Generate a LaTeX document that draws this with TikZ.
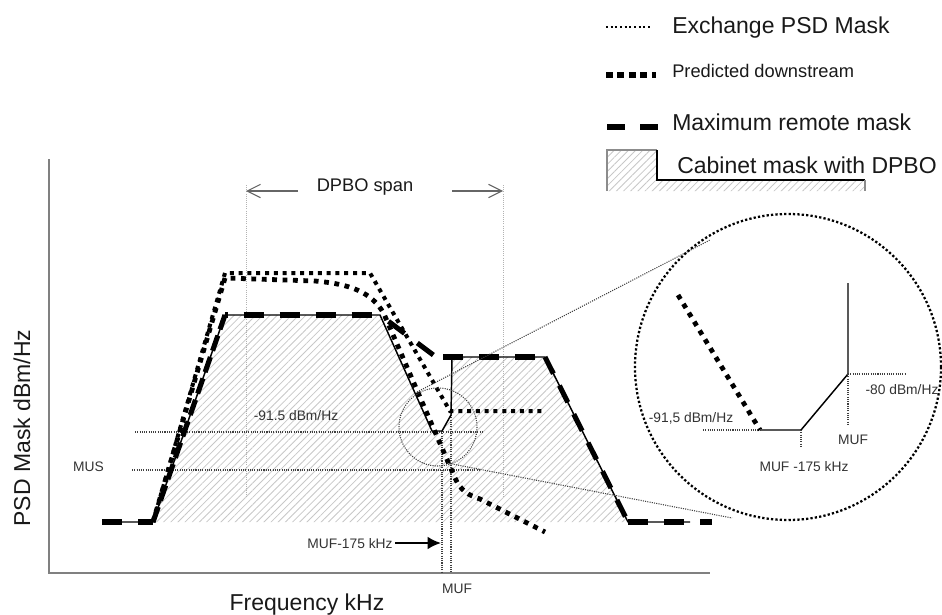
\documentclass[tikz,border=0pt]{standalone}
\usepackage{fontspec}
\setmainfont{Liberation Sans}
\usetikzlibrary{patterns.meta,arrows.meta}
\begin{document}
\begin{tikzpicture}[x=0.75pt,y=-0.75pt,
  axis/.style={line width=1.4pt, draw=black!50},
  outline/.style={line width=1.1pt, draw=black, line join=round},
  maxremote/.style={line width=3.8pt, draw=black, dash pattern=on 15pt off 12pt},
  predicted/.style={line width=3.6pt, draw=black, dash pattern=on 3.6pt off 4.2pt},
  exchange/.style={line width=3pt, draw=black, dash pattern=on 3pt off 3.6pt},
  guide/.style={line width=0.7pt, draw=black!30, dash pattern=on 0.7pt off 0.9pt},
  level/.style={line width=0.8pt, draw=black!75, dash pattern=on 0.8pt off 0.9pt},
  zoomring/.style={line width=1.7pt, draw=black, dash pattern=on 1.7pt off 1.6pt},
  hatch/.style={pattern={Lines[angle=45,distance=3.8pt,line width=0.6pt]}, pattern color=black!22},
  big/.style={font=\fontsize{17.25}{20}\selectfont, text=black!90, inner sep=0pt},
  small/.style={font=\fontsize{10.35}{12}\selectfont, text=black!80, inner sep=0pt},
  mid/.style={font=\fontsize{13.7}{16}\selectfont, text=black!90, inner sep=0pt},
  spanarrow/.style={line width=0.8pt, draw=black!60, -{Straight Barb[length=10pt,width=10pt]}},
]
\useasboundingbox (0,0) rectangle (942,614);

% ---- hatched cabinet mask area
\fill[hatch] (153,522) -- (225,315) -- (380,315) -- (432,431) -- (442,431) -- (451,415) -- (452,357) -- (545,357) -- (628,522) -- cycle;

% ---- DPBO guides
\draw[guide] (246,185) -- (246,498);
\draw[guide] (503,185) -- (503,498);
\node[mid, anchor=base] (span) at (365,191) {DPBO span};
\coordinate (spanL) at (246,191);
\coordinate (spanR) at (503,191);
\draw[spanarrow] (298,191) -- (spanL);
\draw[spanarrow] (452,191) -- (spanR);

% ---- axes
\coordinate (ytop) at (49,159);
\coordinate (orig) at (49,573);
\coordinate (xend) at (710,573);
\draw[axis] (ytop) -- (orig) -- (xend);
\node[big, anchor=base, rotate=90] (ylab) at (30,428) {PSD Mask dBm/Hz};
\node[big, anchor=base] (xlab) at (307,610) {Frequency kHz};

% ---- level lines
\draw[level] (135,432) -- (483,432);
\draw[level] (132,470) -- (480,470);
\draw[level] (442,431) -- (442,573);
\draw[level] (451,415) -- (451,573);
\node[small, anchor=base] (lvl) at (296,420) {-91.5 dBm/Hz};
\node[small, anchor=base] (mus) at (88.5,471) {MUS};
\node[small, anchor=base] (muf) at (457,593) {MUF};
\node[small, anchor=base] (muf175) at (350,548) {MUF-175 kHz};
\coordinate (mufarrow) at (441,543);
\draw[line width=1.5pt, -{Latex[length=10pt,width=9.5pt]}] (395,543) -- (mufarrow);

% ---- cabinet mask outline
\draw[outline] (102,522) -- (153,522) -- (225,315) -- (380,315) -- (432,431) -- (442,431) -- (451,415) -- (452,357) -- (545,357) -- (628,522) -- (690,522);

% ---- maximum remote mask
\draw[maxremote] (102,522) -- (153,522);
\draw[maxremote, dash pattern=on 12pt off 5pt] (153,522) -- (225,315);
\draw[maxremote, dash phase=-14pt] (225,315) -- (380,315);
\draw[maxremote, dash phase=-8pt] (380,315) -- (436,357);
\draw[maxremote] (443,357) -- (545,357);
\draw[maxremote, dash pattern=on 14pt off 10pt] (545,357) -- (628,522);
\draw[maxremote] (628,522) -- (712,522);

% ---- exchange PSD mask
\draw[exchange] (153,522) -- (225,273) -- (370,273) -- (450,411) -- (545,411);

% ---- predicted downstream
\draw[predicted] (153,522) -- (225,278) -- (315,281) .. controls (350,284) and (372,292) .. (384,314) -- (455,478) .. controls (461,491) and (468,495) .. (480,499) -- (545,532);

% ---- zoom circles
\draw[level] (438,427) circle (39);
\draw[level] (417,392) -- (710,240);
\draw[level] (447,463) -- (732,518);
\draw[zoomring] (788,367) circle (153);

% ---- magnified detail
\draw[predicted] (678,295) -- (760,430);
\draw[outline] (760,430) -- (801,430) -- (848,374) -- (848,283);
\draw[level] (703,430) -- (760,430);
\draw[level] (801,430) -- (801,447);
\draw[level] (848,374) -- (905,374);
\draw[level] (848,374) -- (848,425);
\node[small, anchor=base] (z915) at (691,422) {-91,5 dBm/Hz};
\node[small, anchor=base] (z80) at (902,394) {-80 dBm/Hz};
\node[small, anchor=base] (zmuf) at (853,444) {MUF};
\node[small, anchor=base] (zmuf175) at (804,471) {MUF -175 kHz};

% ---- legend
\draw[line width=1.5pt, dash pattern=on 1.5pt off 2pt] (606,27) -- (652,27);
\node[big, anchor=base west] (lg1) at (672,33) {Exchange PSD Mask};
\draw[line width=4pt, dash pattern=on 5pt off 3.6pt] (606,75) -- (656,75);
\node[mid, anchor=base west] (lg2) at (672,77) {Predicted downstream};
\draw[line width=3.8pt] (607,127) -- (625,127);
\draw[line width=3.8pt] (640,127) -- (658,127);
\node[big, anchor=base west] (lg3) at (672,130) {Maximum remote mask};
\fill[hatch] (607,150) -- (657,150) -- (657,180) -- (865,180) -- (865,191) -- (607,191) -- cycle;
\draw[black!45, line width=0.8pt] (607,191) -- (607,150) -- (657,150);
\draw[black, line width=0.9pt] (657,150) -- (657,180) -- (865,180);
\draw[black!45, line width=0.8pt] (865,180) -- (865,191);
\node[big, anchor=base west] (lg4) at (677,173) {Cabinet mask with DPBO};
\end{tikzpicture}
\end{document}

* [Problem statement]:
Count every line above that holds the string "with" and give the total, nothing more.

* [Written solution]:
2